On ne pouvait trouver plus bel éloge de la bêtise, bingo !
Bah... ce que dit Luc Ferry mérite à peine un billet ou alors il faudrait faire un billet comme celui d'hier (très bon... si ! si!) sur le communautarisme. Comme Sarkozy à propos du métissage et du communautarisme, Ferry construit de façon arbitraire son opposition des deux écologies : la mauvaise, qui joue sur la peur et l'urgence (qui conduirait soit disant au totalitarisme), et la bonne, celle qui parie sur la science et l'intégration de l'écologie dans l'économie. Valeurs positives d'un côté, négatives de l'autre. C'est de la rhétorique ! Rien d'autre. Même pas de la philo.
Rédigé par : anthropiques | jeudi 10 déc 2009 à 22:03
Bonjour Jean-Michel, et merci pour ton mot concernant la note d'hier. J'aurais voulu la développer davantage, donner l'exemple de ces Guarani expulsés de leurs terres et trouvant refuge en ville, où ils ont reconstitué leurs parcours de cueillette sous forme de mendicité en porte à porte.

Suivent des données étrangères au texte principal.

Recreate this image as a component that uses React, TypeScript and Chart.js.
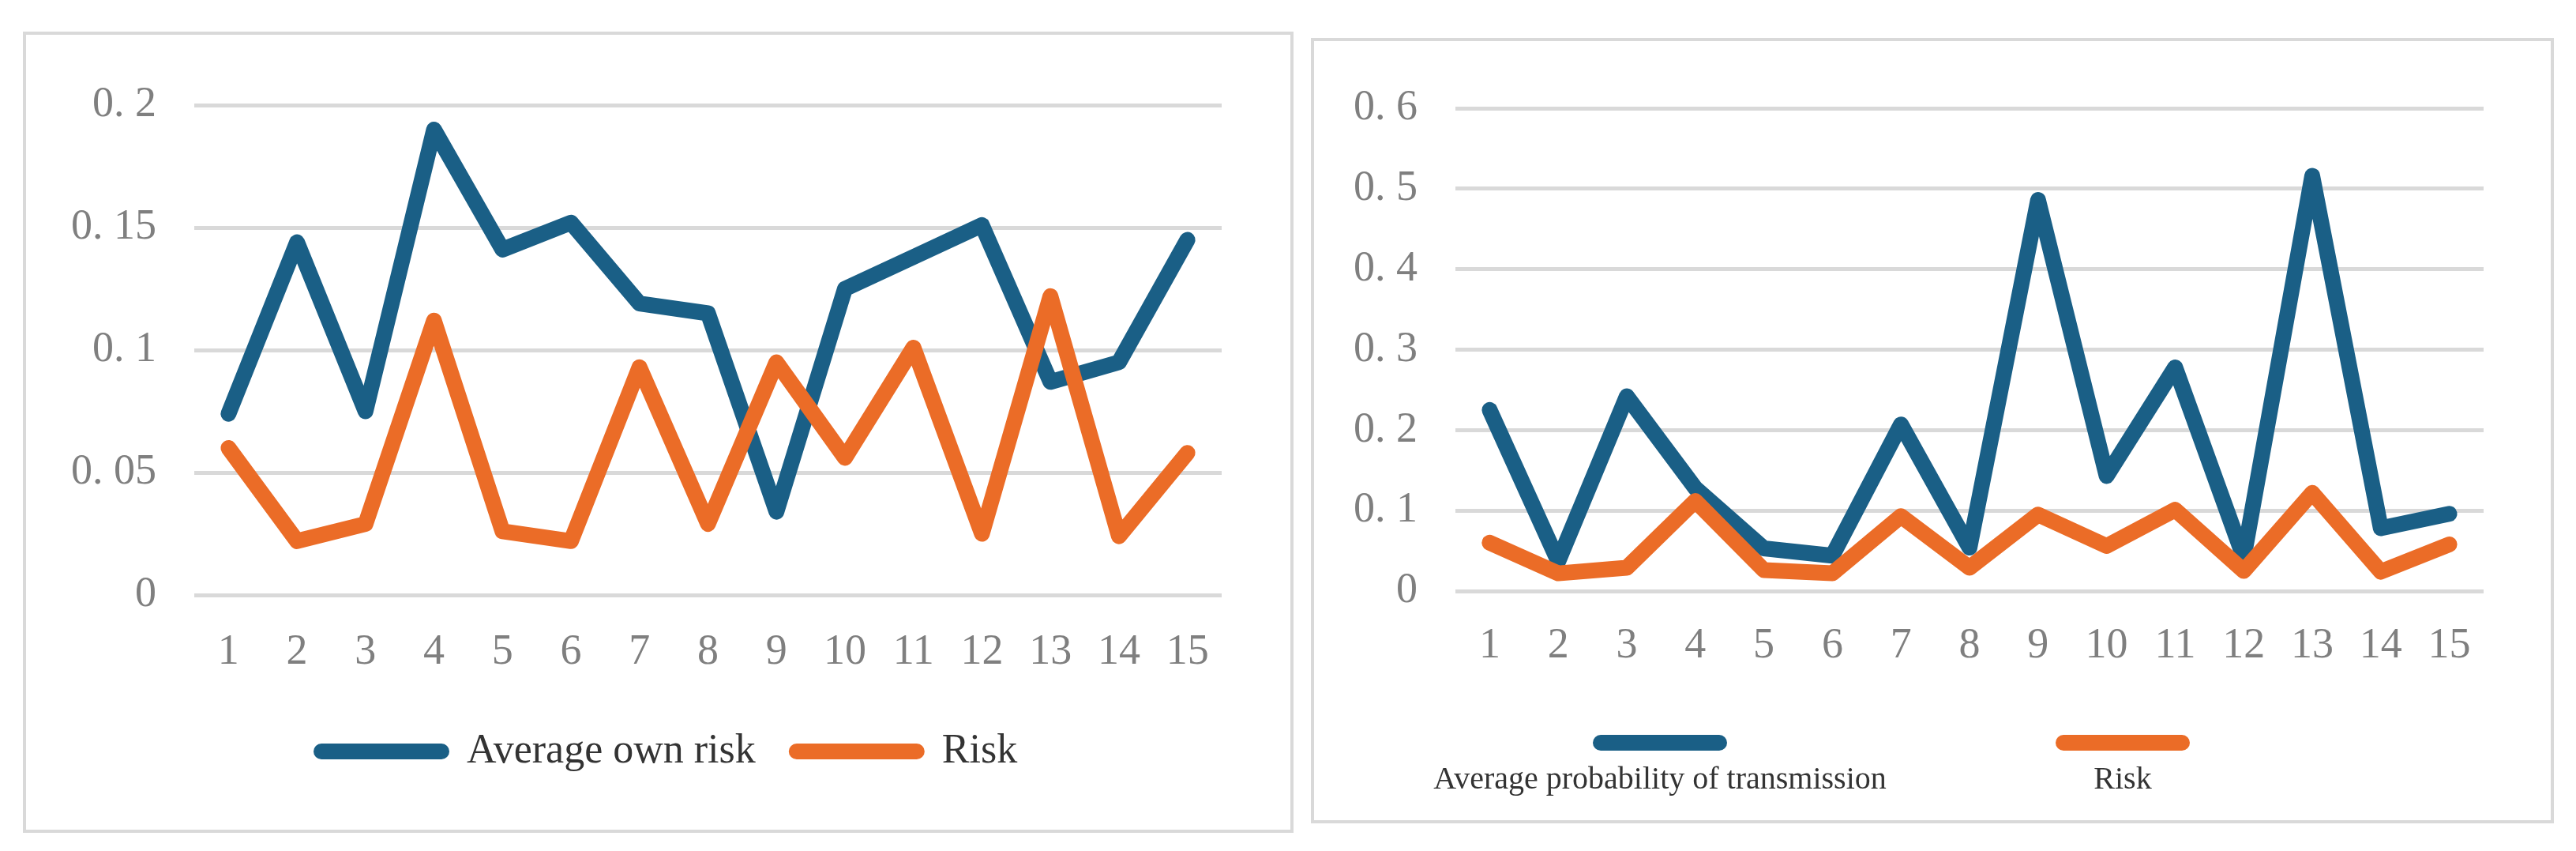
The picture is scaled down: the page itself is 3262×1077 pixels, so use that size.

Mais si je publie cette note-ci, c'est d'une part pour montrer combien le bingo en question est un jeu amusant qui dévoile le caractère automatique de l'enchaînement des contre-arguments au réchauffement, mMais aussi pour souligner le fait que les Allègre, les Ferry et consorts forment une sorte de club de réflexion - qui a d'ailleurs les oreilles de nos élites - et qui ne protestent pas vraiment contre une réalité climatique, mais contre une orientation que pourraient prendre les sociétés humaines, de tendre vers plus de modestie. Imbus d'eux-mêmes, l'idée qu'on pourrait faire une place aux autres vivants autrement que sous la forme d'un steack (comme le disait poétiquement Prochiantz) serait reconnaître leur fourvoiement.